Saudara-Saudara pendengar yang kami kasihi, di mana pun anda berada. Anda kembali bersama kami dalam acara TELAGA (Tegur Sapa Gembala Keluarga). Saya Gunawan Santoso dari Lembaga Bina Keluarga Kristen, akan berbincang-bincang dengan Bp. Pdt. Dr. Paul Gunadi. Beliau adalah seorang pakar dalam bidang konseling. Perbincangan kami kali ini tentang "Pria Tanpa Pasangan". Kami percaya acara ini pasti bermanfaat bagi kita sekalian dan dari studio kami mengucapkan selamat mengikuti.
GS : Pak Paul, pada kesempatan yang lampau kita membicarakan wanita tanpa pasangan dan ternyata banyak sisi yang perlu diangkat dan dibicarakan, memang lebih sulit seorang wanita yang pada awalnya bercita-cita untuk menikah, menerima kenyataan sampai usia yang cukup lanjut pun dia tidak sempat menemukan pasangannya. Apakah ada bedanya kalau hal itu terjadi pada diri seorang pria ?
PG : Memang akan ada hal-hal yang sama yang akan dialami oleh seorang pria, misalkan perasaan saya kurang berharga dan sebagainya mungkin juga dialami seorang pria, tapi saya rasa seorang pria punya pengalaman yang unik yang berbeda dari apa yang dialami oleh seorang wanita kalau misalnya tidak menikah. Jadi kita ini mengangkat sebuah topik yang memang tidak gampang karena saya kira hampir semua orang berharap bahwa suatu hari kelak dia akan menikah dan memunyai jodohnya, tapi itulah fakta dalam hidup, hidup itu sebagai sebuah misteri. Ada orang yang dapat menemukan pasangan hidupnya dengan mudah, tapi ada pula yang harus bersusah payah menemukannya bahkan tidak jarang ada yang tidak menemukannya sama sekali. Jadi kita mau angkat topik ini mudah-mudahan apa yang kita bicarakan bisa membantu, mungkin ada beberapa orang yang sedang bergumul dengan masalah ini dan sedang mendengarkan kita.

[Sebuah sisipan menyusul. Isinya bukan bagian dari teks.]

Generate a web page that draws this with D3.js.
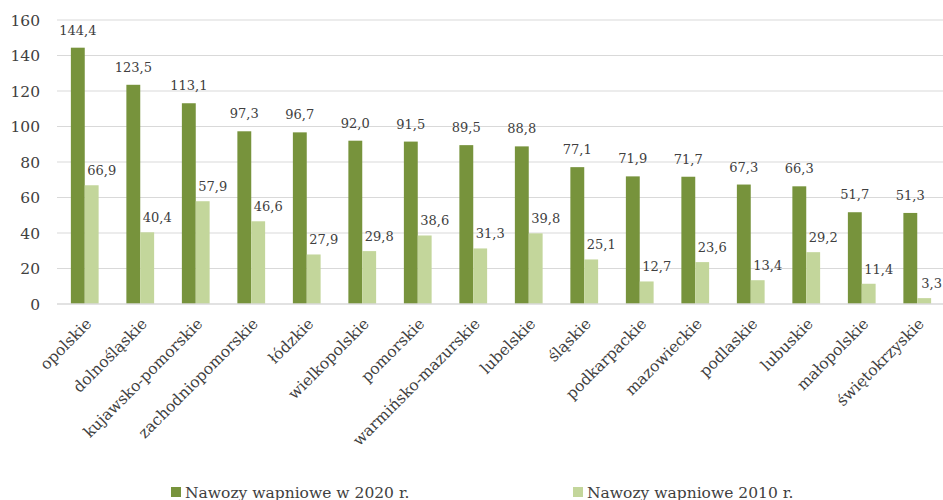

GS : Sebenarnya hal-hal apa saja yang membuat seorang pria sulit menemukan jodohnya ?
PG : Ada pria yang sulit menemukan jodoh karena dia memunyai standart yang tidak realistik, mungkin dia mengharapkan istri yang senantiasa mengertinya atau yang bisa segalanya, sebagai contoh misalnya dia mengharapkan istri yang mandiri sekaligus tunduk kepadanya, tanpa berani menggugat pendapatnya, ini yang susah ditemukan. Misalnya tentang orang yang mandiri, orang yang mandiri tahu apa yang diyakininya sehingga dia tidak begitu saja mengikuti pendapat orang. Jadi bila kita mengharapkan istri yang mandiri maka kita harus siap terlibat dalam proses pengambilan keputusan yang dua arah dan bukan satu arah. Singkat kata kita harus memahami bahwa tidak ada seorang pun yang 100% sesuai dengan pengharapan kita. Jadi yang harus kita tanyakan adalah apakah kita dapat atau bersedia hidup bersama dengan bagian yang tidak sesuai dengan pengharapan itu.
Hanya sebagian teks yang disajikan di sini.